Folha de S. Paulo


Unidos do Lacrimogêneo

Há quem critique as manifestações populares porque atrapalham o trânsito --sobretudo quando são realizadas em locais como a avenida Paulista, "uma das principais artérias da cidade, repleta de hospitais e centros de negócios", como se costuma dizer.

Para estes, os protestos deveriam se dar em um lugar delimitado e afastado do centro. As autoridades, alertadas com antecedência, marcariam a data num período à prova de importunação --domingo de manhã, quarta de madrugada ou no meio de um feriado prolongado.

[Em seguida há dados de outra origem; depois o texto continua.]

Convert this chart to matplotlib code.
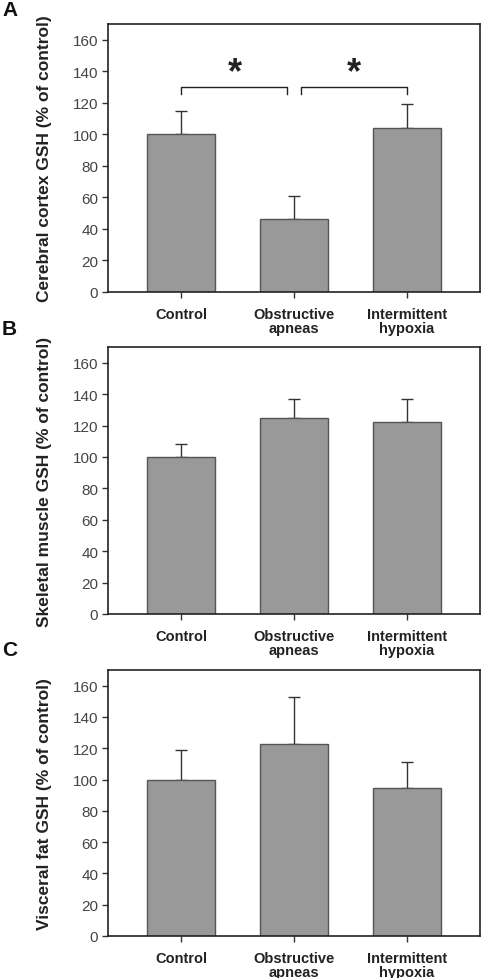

A melhor ideia até agora veio da carioca Letícia Vargas de Oliveira Brito, que postou em seu blog (Livro da Lelê) as regras para uma passeata "organizada e bem limpinha" no Sambódromo.

Aqui vão algumas das propostas, com adendos de minha lavra.

Ilustração Catarina Bessell

Cada protesto terá 65 minutos para se apresentar. Os jurados avaliarão quesitos como: evolução, conjunto, harmonia e análise de conjuntura marxista.

Marcas de cerveja irão patrocinar o ato, que contará com a presença de celebridades nos camarotes VIP. Adereços como máscaras e óculos de natação serão obrigatórios, pois a cenografia vai demandar muito gás lacrimogêneo. Correntistas premium e portadores de cartões platinum terão 20% de desconto e prioridade na fila de entrada. Consumo de vinagre, só com moderação.

Servindo simultaneamente como abre-alas e saco de pancadas, a comissão de frente formada pelos "black blocs" será avaliada em quesitos como pirotecnia e vandalismo.

No início do desfile, o puxador de samba poderá gritar ao megafone: "Incendeia, 'black bloc'", e não será metafórico.

Na sequência, o bloco do Passe Livre entrará na avenida com um busão alegórico representando o sucateamento dos transportes. Logo atrás virá a ala dos Anonymous, que será julgada (sem direito a habeas corpus) pelos adereços e harmonia.

O bloco dos partidos vai levantar a arquibancada com palavras de ordem e terá direito a 32 casais de mestre-sala e porta-bandeira. As alas dos professores, dos bancários e dos estudantes da USP darão prosseguimento ao espetáculo, acompanhados por uma equipe de apoio formada por advogados ativistas e o GAPP (Grupo de Apoio ao Protesto Popular).

O bloco dos coxinhas terá passistas de camisa branca cantando o Hino Nacional, e a ala dos P2 marcará presença plantando provas ao longo do Sambódromo.

O desfile será televisionado pela Globo, com narração de Cléber Machado e comentários de Lecy Brandão.

(A Mídia Ninja perdeu os direitos da transmissão e só poderá filmar do lado de fora.)

A ala do Choque ficará posicionada no recuo da bateria e promete terminar o desfile arrastando a multidão.

O enredo será: "De Cabral a Cabral, nada muda na Geral".